Working with the Gods: Holda


Holda is a Germanic goddess with many interesting characteristics – maiden, mother, hag, spinner, stormbringer, ruler of the Wild Hunt, protector and thief of children’s souls. She was usually seen dressed in snow-white with white or silver hair, regardless of whether she appears as young and beautiful or as an old hag. In this latter form, she is said to have crooked teeth, a big nose, and one foot flatter than the other from working the spinning wheel. She wears keys at her belt, the sign of the lady of the house.

First, she is a goddess of the domestic arts – spinning, cooking, cleaning, and child care. She is a patroness of housewives, and what she values above all is industriousness. There are many legends of her rewarding diligent female workers and punishing lazy ones. She would rock cradles while exhausted mothers slept, and her preference for hard workers is reflected in the German folktale of “Frau Holle”, where a young girl falls down the well into a strange underworld. She helps every creature she meets, and willingly cleans for the old woman in her cottage, after which the old woman sends her back with a gift – a gold piece falls from her lips every time she speaks. Her mother, amazed, forces her lazy sister down the well; the sister refuses to help anyone and the old woman sends her back with a different gift – instead of gold, toads drop from her lips when she says anything.

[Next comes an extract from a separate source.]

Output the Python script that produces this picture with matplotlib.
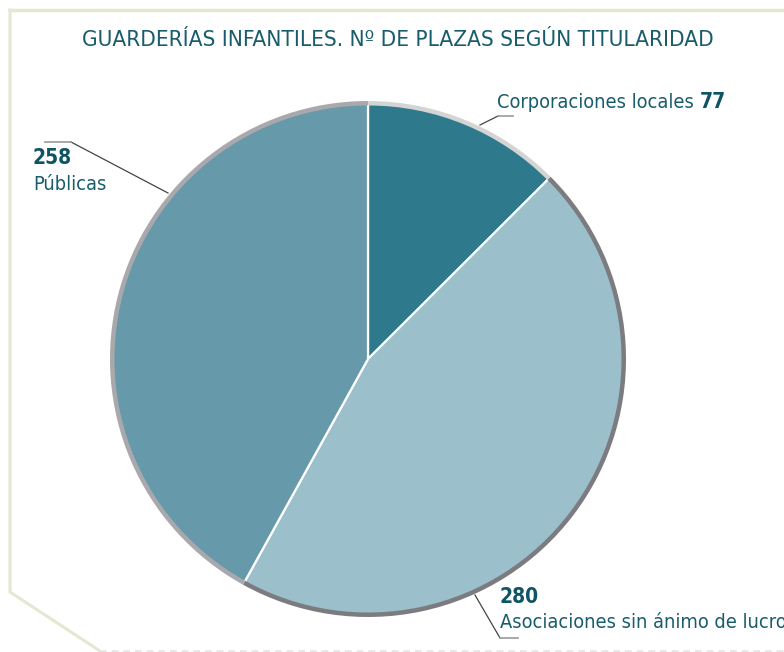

She was especially stern when it came to women who were lazy about spinning, which was her specialty - particularly the spinning of flax. One legend has a peasant man stumbling into a cave in a mountain where Holda is seated enthroned with maidens clustered about her. She offers to give the dazed man a gift; humbly, he asks for the cluster of blue flowers in her hand. These were the flowers of flax, which according to the tale was unknown in that area at the time. Holda gave the man some flaxseeds, and eventually taught his wife to ret, scotch, break, and spin flax, thus giving us a myth about the beginning of flax culture. Holda was implacable about using her gift properly; hard workers who fell asleep over their work would awake to find their spinning done for them, while lazy women would find their spindles broken or burned.

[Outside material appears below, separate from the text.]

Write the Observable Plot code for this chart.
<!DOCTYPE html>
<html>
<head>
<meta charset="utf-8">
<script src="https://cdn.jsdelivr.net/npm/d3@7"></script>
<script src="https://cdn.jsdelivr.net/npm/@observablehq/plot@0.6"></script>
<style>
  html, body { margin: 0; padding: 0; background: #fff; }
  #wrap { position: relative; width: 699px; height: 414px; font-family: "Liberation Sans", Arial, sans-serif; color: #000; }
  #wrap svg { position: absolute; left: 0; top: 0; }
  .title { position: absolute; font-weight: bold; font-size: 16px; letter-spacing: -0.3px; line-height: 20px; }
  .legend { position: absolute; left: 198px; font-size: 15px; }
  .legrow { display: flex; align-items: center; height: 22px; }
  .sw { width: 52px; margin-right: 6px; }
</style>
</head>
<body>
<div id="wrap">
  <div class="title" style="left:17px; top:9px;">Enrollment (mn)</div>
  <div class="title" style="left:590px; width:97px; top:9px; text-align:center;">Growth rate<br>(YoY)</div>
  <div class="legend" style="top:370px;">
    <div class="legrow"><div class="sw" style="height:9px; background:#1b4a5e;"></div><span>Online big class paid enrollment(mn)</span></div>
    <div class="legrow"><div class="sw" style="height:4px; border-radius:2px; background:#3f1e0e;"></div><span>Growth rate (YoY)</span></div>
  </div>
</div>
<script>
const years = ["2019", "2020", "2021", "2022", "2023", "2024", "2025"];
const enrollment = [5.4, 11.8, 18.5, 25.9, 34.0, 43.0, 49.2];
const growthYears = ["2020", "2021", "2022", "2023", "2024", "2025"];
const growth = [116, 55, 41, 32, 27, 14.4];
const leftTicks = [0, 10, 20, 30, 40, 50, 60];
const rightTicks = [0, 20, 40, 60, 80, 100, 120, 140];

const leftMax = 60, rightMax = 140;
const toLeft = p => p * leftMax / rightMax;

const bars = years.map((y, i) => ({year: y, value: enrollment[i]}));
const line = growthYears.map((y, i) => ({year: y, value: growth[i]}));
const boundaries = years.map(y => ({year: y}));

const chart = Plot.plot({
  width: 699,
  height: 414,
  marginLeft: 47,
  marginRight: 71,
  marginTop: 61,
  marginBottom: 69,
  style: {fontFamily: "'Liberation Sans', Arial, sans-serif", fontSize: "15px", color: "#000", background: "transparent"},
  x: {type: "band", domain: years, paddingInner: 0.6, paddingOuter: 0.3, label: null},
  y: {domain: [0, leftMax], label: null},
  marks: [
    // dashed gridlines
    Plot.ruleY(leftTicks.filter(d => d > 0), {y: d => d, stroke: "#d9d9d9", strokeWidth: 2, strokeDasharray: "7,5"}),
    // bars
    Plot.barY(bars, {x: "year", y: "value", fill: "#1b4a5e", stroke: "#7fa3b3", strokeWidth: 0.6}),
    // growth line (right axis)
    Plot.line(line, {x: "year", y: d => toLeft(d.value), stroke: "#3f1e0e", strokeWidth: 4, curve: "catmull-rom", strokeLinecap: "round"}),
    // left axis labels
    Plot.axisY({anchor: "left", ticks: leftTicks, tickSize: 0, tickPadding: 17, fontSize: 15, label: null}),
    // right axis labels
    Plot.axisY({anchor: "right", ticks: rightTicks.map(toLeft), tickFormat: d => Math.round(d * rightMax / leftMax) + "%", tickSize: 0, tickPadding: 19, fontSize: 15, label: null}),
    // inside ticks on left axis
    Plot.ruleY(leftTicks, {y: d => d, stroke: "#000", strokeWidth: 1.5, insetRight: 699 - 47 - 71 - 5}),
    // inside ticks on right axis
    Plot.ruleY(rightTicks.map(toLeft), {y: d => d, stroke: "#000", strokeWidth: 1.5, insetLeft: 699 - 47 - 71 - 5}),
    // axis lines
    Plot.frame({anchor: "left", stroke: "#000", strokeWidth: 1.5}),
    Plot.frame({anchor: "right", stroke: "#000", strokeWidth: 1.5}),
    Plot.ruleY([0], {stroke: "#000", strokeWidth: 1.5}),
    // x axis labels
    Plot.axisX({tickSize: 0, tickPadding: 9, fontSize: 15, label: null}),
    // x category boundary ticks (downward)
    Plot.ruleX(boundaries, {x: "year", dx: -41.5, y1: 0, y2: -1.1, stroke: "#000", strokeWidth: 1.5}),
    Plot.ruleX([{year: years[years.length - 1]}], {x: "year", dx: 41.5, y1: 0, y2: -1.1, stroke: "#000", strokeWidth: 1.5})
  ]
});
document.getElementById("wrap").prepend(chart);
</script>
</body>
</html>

She was also a protectress of children, although some of her myths might seem quite the opposite at first glance. It was said that Holda collected the souls of dead children, usually infants who died too soon – before being christened in Christian times, before being named in the days before that. In pre-Christian times, children were named at nine days old, and before that were believed not to be attached to the ancestral tree. If they died before that time, Holda would take them on instead of their ancestors. She also took children of other ages, for various reasons. The darker side of her myth had her stealing the lives of otherwise healthy children. She was said to travel as an old woman in a wagon, flanked by a procession of childrens’ dead souls.

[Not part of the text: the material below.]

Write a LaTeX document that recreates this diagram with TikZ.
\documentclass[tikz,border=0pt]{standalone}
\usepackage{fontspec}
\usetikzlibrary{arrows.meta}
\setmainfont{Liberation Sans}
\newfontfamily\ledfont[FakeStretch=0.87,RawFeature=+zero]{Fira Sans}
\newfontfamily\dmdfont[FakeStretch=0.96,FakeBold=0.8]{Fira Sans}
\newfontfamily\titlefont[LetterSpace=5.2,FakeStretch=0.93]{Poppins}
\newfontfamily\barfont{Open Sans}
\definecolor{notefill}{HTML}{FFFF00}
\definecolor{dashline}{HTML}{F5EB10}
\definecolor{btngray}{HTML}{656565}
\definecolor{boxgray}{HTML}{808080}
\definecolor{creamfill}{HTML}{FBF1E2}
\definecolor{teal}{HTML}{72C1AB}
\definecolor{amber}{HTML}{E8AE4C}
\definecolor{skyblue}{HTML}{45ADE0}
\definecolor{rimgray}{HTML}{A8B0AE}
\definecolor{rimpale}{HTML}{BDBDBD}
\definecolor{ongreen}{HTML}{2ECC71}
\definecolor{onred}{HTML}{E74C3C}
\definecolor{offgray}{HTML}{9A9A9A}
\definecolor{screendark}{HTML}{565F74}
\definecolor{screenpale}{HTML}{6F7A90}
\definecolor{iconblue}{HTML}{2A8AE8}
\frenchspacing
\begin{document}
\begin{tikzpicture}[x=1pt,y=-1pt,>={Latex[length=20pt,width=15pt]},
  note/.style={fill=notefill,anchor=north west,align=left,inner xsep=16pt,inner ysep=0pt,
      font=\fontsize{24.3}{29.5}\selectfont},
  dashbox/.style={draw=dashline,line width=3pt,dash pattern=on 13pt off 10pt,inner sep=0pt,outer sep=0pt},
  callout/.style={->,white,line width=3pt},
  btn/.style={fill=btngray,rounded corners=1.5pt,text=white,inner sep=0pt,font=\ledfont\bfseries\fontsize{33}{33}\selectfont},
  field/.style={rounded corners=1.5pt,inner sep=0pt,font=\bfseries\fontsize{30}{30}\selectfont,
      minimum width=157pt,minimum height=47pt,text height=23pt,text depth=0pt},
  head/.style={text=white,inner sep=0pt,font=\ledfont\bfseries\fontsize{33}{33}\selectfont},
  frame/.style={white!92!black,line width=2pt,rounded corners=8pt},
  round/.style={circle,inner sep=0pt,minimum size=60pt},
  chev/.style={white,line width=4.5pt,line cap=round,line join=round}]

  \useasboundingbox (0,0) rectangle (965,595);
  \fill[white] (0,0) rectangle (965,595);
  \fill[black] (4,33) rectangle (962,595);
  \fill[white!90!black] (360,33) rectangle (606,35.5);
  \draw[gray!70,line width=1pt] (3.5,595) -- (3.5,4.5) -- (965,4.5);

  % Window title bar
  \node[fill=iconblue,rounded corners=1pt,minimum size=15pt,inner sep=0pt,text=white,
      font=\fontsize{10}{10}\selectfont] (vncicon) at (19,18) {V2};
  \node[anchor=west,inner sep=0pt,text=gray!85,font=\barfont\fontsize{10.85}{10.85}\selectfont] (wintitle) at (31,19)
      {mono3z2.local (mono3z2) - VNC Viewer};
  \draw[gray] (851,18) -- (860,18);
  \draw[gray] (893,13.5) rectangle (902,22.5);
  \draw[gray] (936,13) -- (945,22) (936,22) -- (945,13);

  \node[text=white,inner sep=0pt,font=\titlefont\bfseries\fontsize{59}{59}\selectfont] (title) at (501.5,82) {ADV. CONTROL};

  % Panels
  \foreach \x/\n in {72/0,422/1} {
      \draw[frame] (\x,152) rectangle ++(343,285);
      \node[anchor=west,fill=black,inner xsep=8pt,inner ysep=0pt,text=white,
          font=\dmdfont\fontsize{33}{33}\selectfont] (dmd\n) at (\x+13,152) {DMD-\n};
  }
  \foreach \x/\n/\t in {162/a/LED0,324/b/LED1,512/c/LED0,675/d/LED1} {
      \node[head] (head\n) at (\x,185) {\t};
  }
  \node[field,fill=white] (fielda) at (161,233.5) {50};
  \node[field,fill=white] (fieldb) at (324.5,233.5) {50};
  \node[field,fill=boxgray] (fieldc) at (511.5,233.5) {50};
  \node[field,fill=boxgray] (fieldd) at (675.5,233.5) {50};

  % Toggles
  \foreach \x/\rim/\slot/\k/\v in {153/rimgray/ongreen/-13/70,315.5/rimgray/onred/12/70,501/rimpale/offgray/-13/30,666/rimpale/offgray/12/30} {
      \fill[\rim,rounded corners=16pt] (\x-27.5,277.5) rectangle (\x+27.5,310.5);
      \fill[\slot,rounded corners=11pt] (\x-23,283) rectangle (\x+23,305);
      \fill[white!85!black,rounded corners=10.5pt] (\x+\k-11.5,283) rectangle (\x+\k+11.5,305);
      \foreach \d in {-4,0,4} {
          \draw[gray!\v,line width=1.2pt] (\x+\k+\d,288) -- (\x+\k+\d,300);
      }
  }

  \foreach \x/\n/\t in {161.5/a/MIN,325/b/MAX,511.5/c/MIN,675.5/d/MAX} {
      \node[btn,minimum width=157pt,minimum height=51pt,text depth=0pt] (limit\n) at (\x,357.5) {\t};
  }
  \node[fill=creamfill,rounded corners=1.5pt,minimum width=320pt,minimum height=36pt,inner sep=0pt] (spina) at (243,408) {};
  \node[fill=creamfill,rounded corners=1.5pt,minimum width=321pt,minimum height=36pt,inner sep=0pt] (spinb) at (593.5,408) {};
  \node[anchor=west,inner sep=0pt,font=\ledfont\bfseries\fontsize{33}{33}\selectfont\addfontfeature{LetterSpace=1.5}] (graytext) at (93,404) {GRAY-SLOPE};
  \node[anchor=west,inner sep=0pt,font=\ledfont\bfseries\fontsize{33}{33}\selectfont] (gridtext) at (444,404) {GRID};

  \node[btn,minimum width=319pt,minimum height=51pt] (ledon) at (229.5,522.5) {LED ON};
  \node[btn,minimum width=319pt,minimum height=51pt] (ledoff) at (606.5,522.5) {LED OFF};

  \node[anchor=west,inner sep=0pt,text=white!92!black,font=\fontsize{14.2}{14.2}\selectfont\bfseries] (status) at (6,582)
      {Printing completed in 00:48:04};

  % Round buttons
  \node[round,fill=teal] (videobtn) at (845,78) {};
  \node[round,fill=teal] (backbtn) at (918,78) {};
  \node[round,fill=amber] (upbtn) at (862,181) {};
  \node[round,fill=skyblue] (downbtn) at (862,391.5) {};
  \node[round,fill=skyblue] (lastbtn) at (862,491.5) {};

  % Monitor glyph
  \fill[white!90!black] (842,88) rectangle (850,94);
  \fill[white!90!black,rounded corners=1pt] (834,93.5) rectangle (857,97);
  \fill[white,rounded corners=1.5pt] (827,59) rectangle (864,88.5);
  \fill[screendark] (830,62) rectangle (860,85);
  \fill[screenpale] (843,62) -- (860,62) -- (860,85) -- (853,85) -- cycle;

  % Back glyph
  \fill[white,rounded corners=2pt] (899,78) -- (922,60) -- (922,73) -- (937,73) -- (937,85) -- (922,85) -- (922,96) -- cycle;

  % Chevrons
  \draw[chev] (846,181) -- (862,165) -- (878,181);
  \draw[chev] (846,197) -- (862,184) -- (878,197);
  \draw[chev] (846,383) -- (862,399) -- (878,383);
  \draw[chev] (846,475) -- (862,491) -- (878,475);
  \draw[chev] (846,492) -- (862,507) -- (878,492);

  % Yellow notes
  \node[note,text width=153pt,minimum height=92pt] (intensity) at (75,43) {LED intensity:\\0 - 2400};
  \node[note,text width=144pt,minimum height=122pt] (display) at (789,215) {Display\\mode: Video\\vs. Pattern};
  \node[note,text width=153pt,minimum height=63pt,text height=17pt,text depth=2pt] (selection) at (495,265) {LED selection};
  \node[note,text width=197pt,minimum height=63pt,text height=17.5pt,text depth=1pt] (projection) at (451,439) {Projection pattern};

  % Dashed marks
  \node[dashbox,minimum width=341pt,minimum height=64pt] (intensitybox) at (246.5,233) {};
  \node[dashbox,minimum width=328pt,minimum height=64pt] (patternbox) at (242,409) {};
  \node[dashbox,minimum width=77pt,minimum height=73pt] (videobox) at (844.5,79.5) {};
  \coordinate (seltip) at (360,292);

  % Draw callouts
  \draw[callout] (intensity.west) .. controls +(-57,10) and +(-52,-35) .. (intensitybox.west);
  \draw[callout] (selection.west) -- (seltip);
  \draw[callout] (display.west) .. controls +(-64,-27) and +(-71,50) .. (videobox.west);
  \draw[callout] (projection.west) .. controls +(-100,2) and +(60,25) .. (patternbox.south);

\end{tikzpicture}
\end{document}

Second, Holda is a goddess of Winter. She was said to bring on the first snowflakes of the year; they were referred to as Mother Holda plucking her geese, or shaking out her goose-feather pillows and comforters until the down flew. She is the White Lady during this time, the silver-haired goddess who knits the white blanket of the snow. She was also associated with other weather phenomenon –when it rained, Holda was doing her washing; lightning was her scotching the flax; the fog was the smoke from her chimney. Her association with Winter ties into her craft of fibre arts; winter was the time when people stayed inside and turned the summer’s wool and flax into clothing.